The omnibus film’s identity is distinctly Singaporean, skewing heavy on the ‘Channel 8’ side of things as expected, and relies on cultural stereotypes, superstitions, and broad, low-brow comedy to woo audiences. Those who turn up will likely know what is coming.
Of the two parts, the former definitely contains more genuine scares, even as it mines familiar material with some measure of success. The association of military training with haunted forests has long been the fodder of campfire ghost stories and urban legends.
Boo’s short depends heavily on the chemistry between Cheng and Wang, who are wholly believable as loutish army veterans with little interest in carrying out orders, especially since this is their final in-camp training. For the most part, the pair deliver big laughs.
On the flip side, the wafer-thin Chua and Chew characters are the weakest links, yet they are responsible for one memorable exchange of dark humour.

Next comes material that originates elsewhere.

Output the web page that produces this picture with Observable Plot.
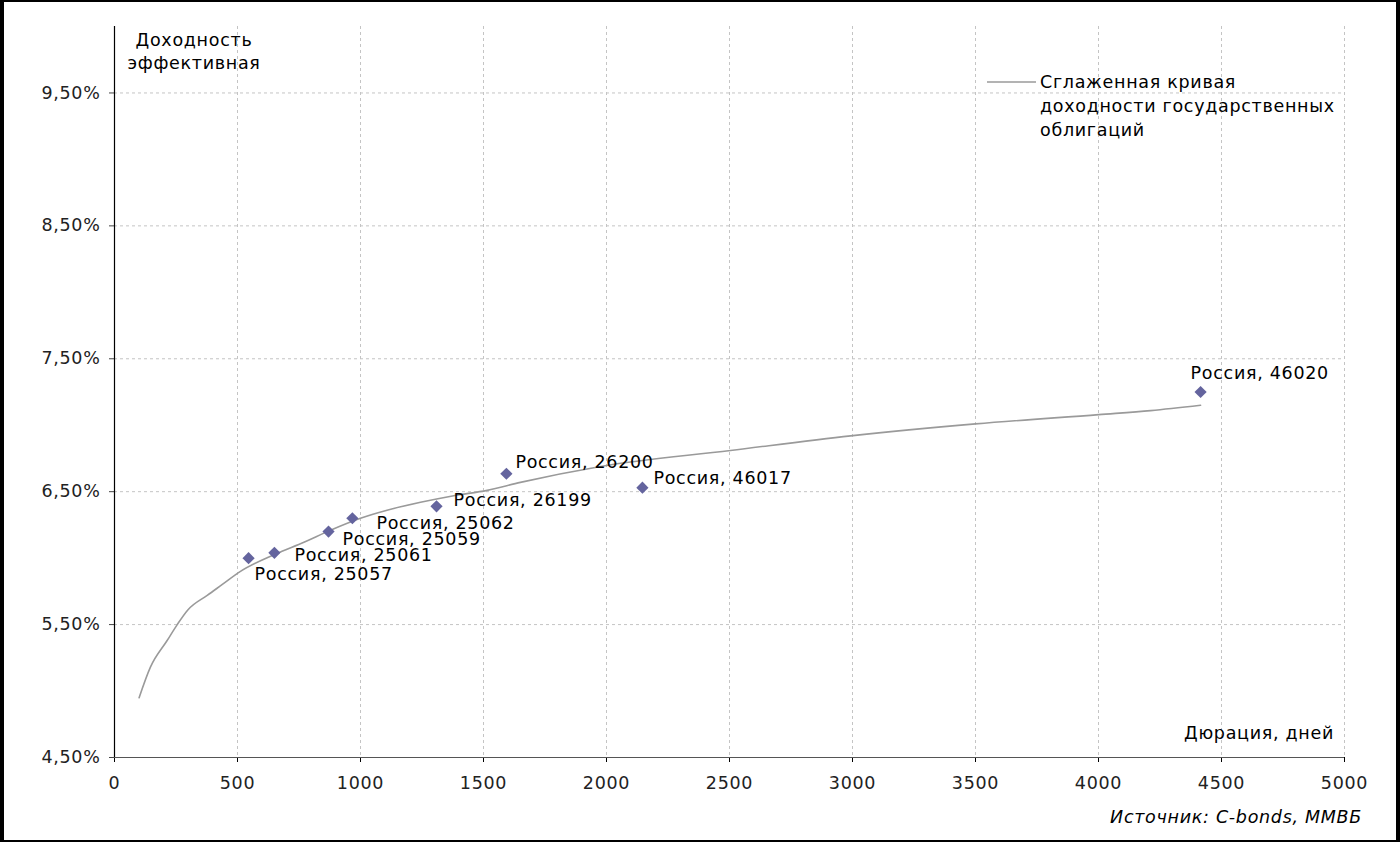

As for the estimable David Bala, who has been a good sport for being the butt of borderline racist jokes in a series of Neo’s films now, he could have been that much more effective if he didn’t pander to the ‘rapid-fire mumbling incomprehensibly in Tamil’ shtick asked of him.
Meanwhile, Lee and Thia combine for a somewhat less effective second short, which hinges on a major twist that opens up comic possibilities not properly cashed in. The ensuing jokes, including a tired gender-bending turn, are laboured and corny.
As is typical of Neo’s films, both shorts feature cheap-looking special effects that are more convenient than compelling. In the end, their combination into one feature is curious and clumsy, making for an uneasy mix of horror and comedy that loses steam way before the end.